— BEGIN DATASET RECORDS —

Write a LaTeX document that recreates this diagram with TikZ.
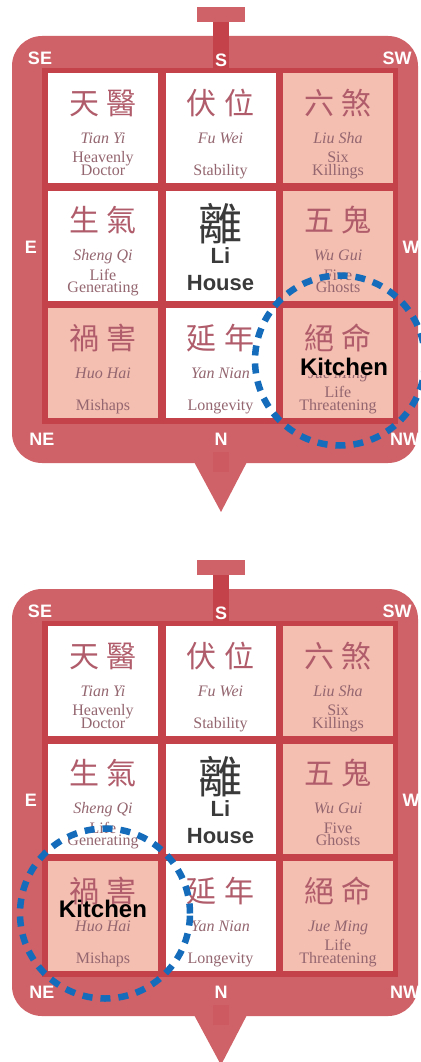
\documentclass[tikz,border=0pt]{standalone}
\usepackage{fontspec}
\setmainfont{Liberation Serif}
\setsansfont{Liberation Sans}
\newfontfamily\zhfont{Noto Sans CJK TC}
\usetikzlibrary{positioning}

\definecolor{framered}{RGB}{207,98,104}
\definecolor{gridred}{RGB}{196,66,74}
\definecolor{cellpink}{RGB}{244,190,176}
\definecolor{zhred}{RGB}{176,92,106}
\definecolor{textgray}{RGB}{148,102,112}
\definecolor{inkgray}{RGB}{58,58,58}
\definecolor{ringblue}{RGB}{20,108,186}

\begin{document}
\begin{tikzpicture}[x=1pt,y=-1pt,
cell/.style={minimum width=110pt,minimum height=110pt,inner sep=0pt},
zh/.style={font=\zhfont\fontsize{30}{32}\selectfont,text=zhred,inner sep=0pt},
py/.style={font=\itshape\fontsize{16}{16}\selectfont,text=textgray,anchor=base,inner sep=0pt},
en/.style={font=\fontsize{16}{16}\selectfont,text=textgray,anchor=base,inner sep=0pt},
dir/.style={font=\sffamily\bfseries\fontsize{18}{18}\selectfont,text=white,inner sep=0pt},
bigsans/.style={font=\sffamily\bfseries\fontsize{22}{22}\selectfont,anchor=base,inner sep=0pt},
kit/.style={font=\sffamily\bfseries\fontsize{24}{24}\selectfont,anchor=base,inner sep=0pt},
ring/.style={circle,draw=ringblue,line width=6.5pt,dash pattern=on 10pt off 8pt,minimum size=170pt}]
\useasboundingbox (0,0) rectangle (420,1062);

\foreach \p/\oy/\kc/\kx/\ky/\kf in {1/0/nw/6/12/cellpink,2/553/ne/0/1/none}{
\begin{scope}[shift={(0,\oy)}]
% compass frame, pointer and tab
\fill[framered] (193,460) -- (248,460) -- (221,512) -- cycle;
\fill[framered,rounded corners=30pt] (12,36) rectangle (418,463);
\fill[framered] (197,7) rectangle (245,22);
\fill[gridred] (213,22) rectangle (229,68);
\fill[gridred!25!framered] (213,452) rectangle (229,472);
\fill[gridred] (42,68) rectangle (398,424);

% the nine sectors
\foreach \n/\cx/\cy/\bg/\zha/\zhb/\py/\ena/\enb in {
  se/103/128/white/天/醫/Tian Yi/Heavenly/Doctor,
  s/220.5/128/white/伏/位/Fu Wei//Stability,
  sw/338/128/cellpink/六/煞/Liu Sha/Six/Killings,
  e/103/245.5/white/生/氣/Sheng Qi/Life/Generating,
  w/338/245.5/cellpink/五/鬼/Wu Gui/Five/Ghosts,
  ne/103/363/cellpink/禍/害/Huo Hai//Mishaps,
  n/220.5/363/white/延/年/Yan Nian//Longevity,
  nw/338/363/cellpink/絕/命/Jue Ming/Life/Threatening}{
  \node[cell,fill=\bg] (c-\n-\p) at (\cx,\cy) {};
  \node[zh] (zh-\n-\p) at ([yshift=25pt]c-\n-\p.center) {\zha\hspace{8pt}\zhb};
  \node[py] (py-\n-\p) at ([yshift=-15pt]c-\n-\p.center) {\py};
  \node[en] (eb-\n-\p) at ([yshift=-47pt]c-\n-\p.center) {\enb};
  \node[en] (ea-\n-\p) at ([yshift=-34.5pt]c-\n-\p.center) {\ena};
}
\node[cell,fill=white] (c-mid-\p) at (220.5,245.5) {};
\node[zh,font=\zhfont\fontsize{44}{44}\selectfont,text=inkgray] (zh-mid-\p) at ([yshift=22pt]c-mid-\p.center) {離};
\node[bigsans,text=inkgray] (li-\p) at ([yshift=-17.5pt]c-mid-\p.center) {Li};
\node[bigsans,text=inkgray] (house-\p) at ([yshift=-44.5pt]c-mid-\p.center) {House};

% compass points
\foreach \d/\x/\y in {SE/40/58,S/221/60,SW/397/58,E/31/247,W/411/247,NE/42/439,N/221/439,NW/405/439}
  \node[dir] (l-\d-\p) at (\x,\y) {\d};

% kitchen marker
\node[kit,fill=\kf] (kitchen-\p) at ([xshift=\kx pt,yshift=-\ky pt]c-\kc-\p.center) {Kitchen};
\node[ring] (ring-\p) at ([xshift=2pt,yshift=2.5pt]c-\kc-\p.center) {};
\end{scope}
}
\end{tikzpicture}
\end{document}
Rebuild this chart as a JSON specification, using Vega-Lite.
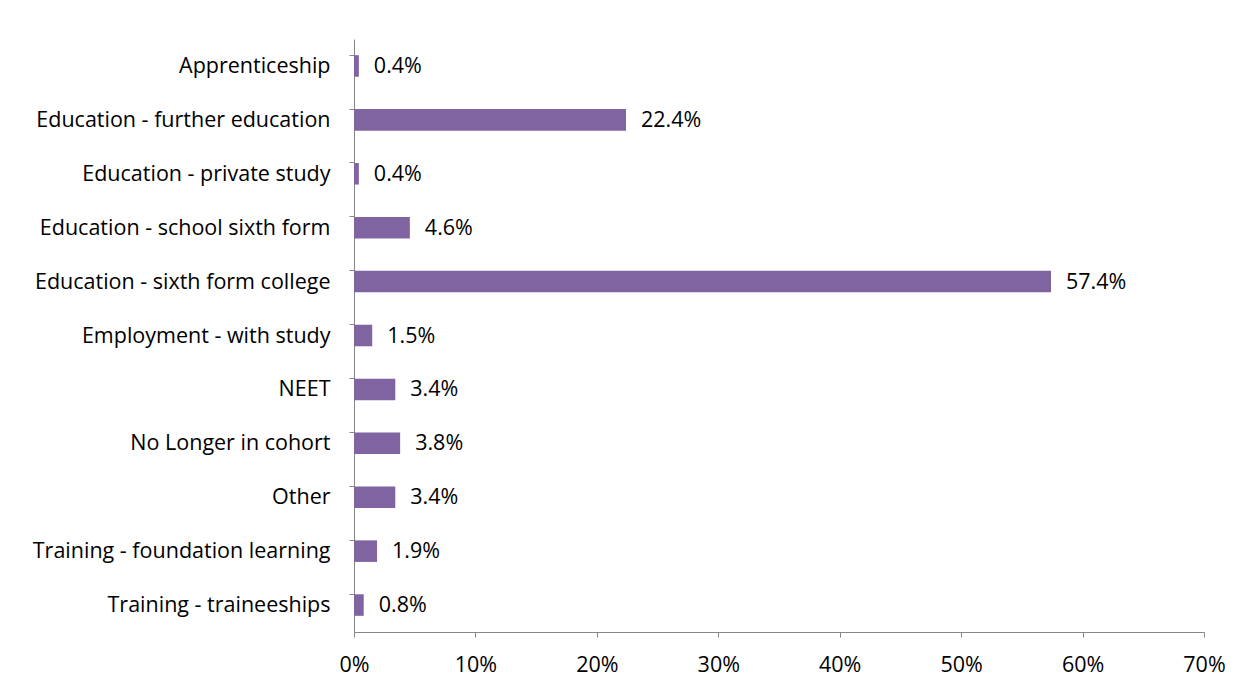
{
  "$schema": "https://vega.github.io/schema/vega-lite/v6.json",
  "width": 850,
  "height": 593,
  "autosize": "none",
  "padding": {"left": 354, "top": 39, "right": 39, "bottom": 59},
  "background": "white",
  "data": {
    "values": [
      {"category": "Apprenticeship", "share": 0.004},
      {"category": "Education - further education", "share": 0.224},
      {"category": "Education - private study", "share": 0.004},
      {"category": "Education - school sixth form", "share": 0.046},
      {"category": "Education - sixth form college", "share": 0.574},
      {"category": "Employment - with study", "share": 0.015},
      {"category": "NEET", "share": 0.034},
      {"category": "No Longer in cohort", "share": 0.038},
      {"category": "Other", "share": 0.034},
      {"category": "Training - foundation learning", "share": 0.019},
      {"category": "Training - traineeships", "share": 0.008}
    ]
  },
  "encoding": {
    "y": {
      "field": "category",
      "type": "nominal",
      "sort": null,
      "scale": {"paddingInner": 0.6, "paddingOuter": 0.3},
      "axis": {
        "title": null,
        "bandPosition": 0,
        "domainColor": "#868686",
        "tickColor": "#868686",
        "tickSize": 5,
        "labelPadding": 19,
        "labelFont": "Open Sans",
        "labelFontSize": 21.5,
        "labelColor": "black",
        "labelLimit": 400,
        "labelOffset": 1,
        "grid": false
      }
    },
    "x": {
      "field": "share",
      "type": "quantitative",
      "scale": {"domain": [0, 0.7], "nice": false},
      "axis": {
        "title": null,
        "format": ".0%",
        "values": [0, 0.1, 0.2, 0.3, 0.4, 0.5, 0.6, 0.7],
        "labelFlush": false,
        "labelOverlap": false,
        "domainColor": "#868686",
        "tickColor": "#868686",
        "tickSize": 5,
        "labelPadding": 17,
        "labelFont": "Open Sans",
        "labelFontSize": 21.5,
        "labelColor": "black",
        "grid": false
      }
    }
  },
  "layer": [
    {"mark": {"type": "bar", "color": "#8064A2"}},
    {
      "mark": {"type": "text", "align": "left", "dx": 15, "dy": 1, "font": "Open Sans", "fontSize": 21.5, "color": "black"},
      "encoding": {"text": {"field": "share", "type": "quantitative", "format": ".1%"}}
    }
  ],
  "config": {"view": {"stroke": null}}
}
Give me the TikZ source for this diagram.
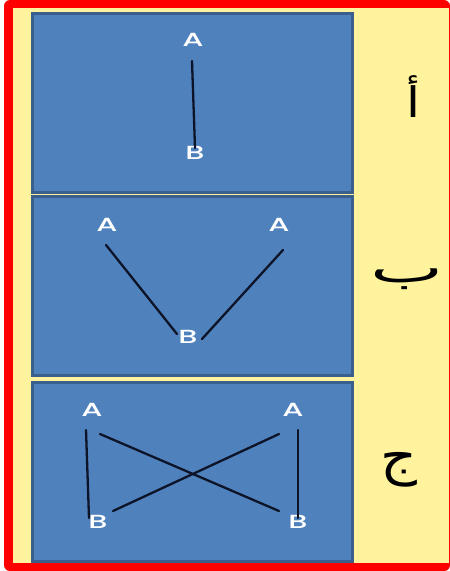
\documentclass[tikz,border=0pt]{standalone}
\usepackage{fontspec}
\newfontfamily\labelfont{Poppins Medium}
\newfontfamily\arabicfont[Script=Arabic]{DejaVu Sans}
\TeXXeTstate=1
\definecolor{framered}{HTML}{FF0000}
\definecolor{bgyellow}{HTML}{FFF39E}
\definecolor{panelblue}{HTML}{4F81BD}
\definecolor{paneledge}{HTML}{3A5F8C}
\definecolor{linkdark}{HTML}{0E1428}
\newcommand{\stretchx}[2][1.6]{\scalebox{#1}[1]{#2}}

\begin{document}
\begin{tikzpicture}[x=1pt, y=-1pt,
    panel/.style={rectangle, draw=paneledge, fill=panelblue, line width=3pt, minimum width=320pt, minimum height=179pt, inner sep=0pt},
    pt/.style={text=white, font=\labelfont\fontsize{19}{19}\selectfont, inner sep=0pt, text height=13.3pt, text depth=0pt},
    tag/.style={font=\arabicfont\fontsize{42}{42}\selectfont, inner sep=0pt},
    link/.style={line width=2.3pt, draw=linkdark, line cap=round}]
    \useasboundingbox (0,0) rectangle (450,571);
    % frame
    \fill[framered, rounded corners=6pt] (4,0) rectangle (450,571);
    \fill[bgyellow] (13,8) rectangle (449,563);

    \node [panel] (p1) at (192.5,102.5) {};
    \node [panel] (p2) at (192.5,286) {};
    \node [panel] (p3) at (192.5,471.5) {};

    % case a
    \node [pt] (a1) at (193,40) {\stretchx{A}};
    \node [pt] (b1) at (195,153) {\stretchx{B}};
    \coordinate (a1-end) at (192,61);
    \coordinate (b1-end) at (195,148);
    \draw [link] (a1-end) -- (b1-end);

    % case b
    \node [pt] (a2l) at (107,225) {\stretchx{A}};
    \node [pt] (a2r) at (279,225) {\stretchx{A}};
    \node [pt] (b2) at (188,337) {\stretchx{B}};
    \coordinate (a2l-end) at (106,245);
    \coordinate (a2r-end) at (283,250);
    \coordinate (b2l-end) at (177,334);
    \coordinate (b2r-end) at (202,339);
    \draw [link] (a2l-end) -- (b2l-end);
    \draw [link] (a2r-end) -- (b2r-end);

    % case c
    \node [pt] (a3l) at (92,410) {\stretchx{A}};
    \node [pt] (a3r) at (293,410) {\stretchx{A}};
    \node [pt] (b3l) at (98,522) {\stretchx{B}};
    \node [pt] (b3r) at (298,522) {\stretchx{B}};
    \coordinate (a3l-end) at (86,430);
    \coordinate (b3l-end) at (89,518);
    \coordinate (a3r-end) at (298,430);
    \coordinate (b3r-end) at (298,518);
    \coordinate (a3l-x) at (100,434);
    \coordinate (b3r-x) at (279,511);
    \coordinate (a3r-x) at (279,434);
    \coordinate (b3l-x) at (113,511);
    \draw [link] (a3l-end) -- (b3l-end);
    \draw [link] (a3r-end) -- (b3r-end);
    \draw [link] (a3l-x) -- (b3r-x);
    \draw [link] (a3r-x) -- (b3l-x);

    \node [tag] (t1) at (413,97) {\stretchx[1.2]{\beginR أ\endR}};
    \node [tag] (t2) at (407,279) {\stretchx[1.85]{\beginR ب\endR}};
    \node [tag, font=\arabicfont\fontsize{52}{52}\selectfont] (t3) at (399,470) {\stretchx[1.1]{\beginR ج\endR}};
\end{tikzpicture}
\end{document}
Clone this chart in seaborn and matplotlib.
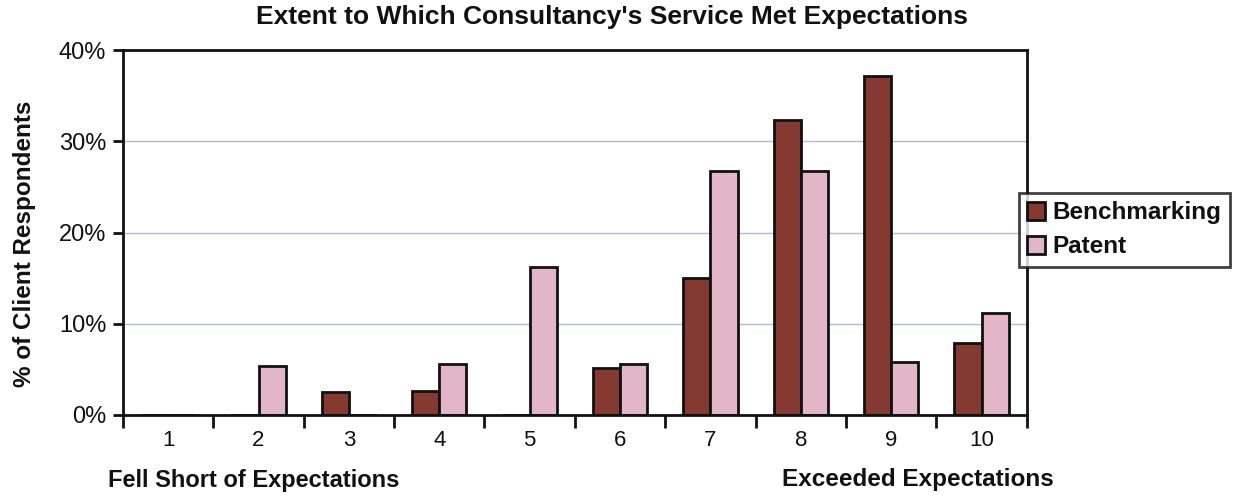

— END DATASET RECORDS —

[EXERCISE REQUIREMENTS]
All lines of the data above that include the word "with" must be shown.

[CORRECT RESPONSE]
Write a LaTeX document that recreates this diagram with TikZ.
      {"category": "Employment - with study", "share": 0.015},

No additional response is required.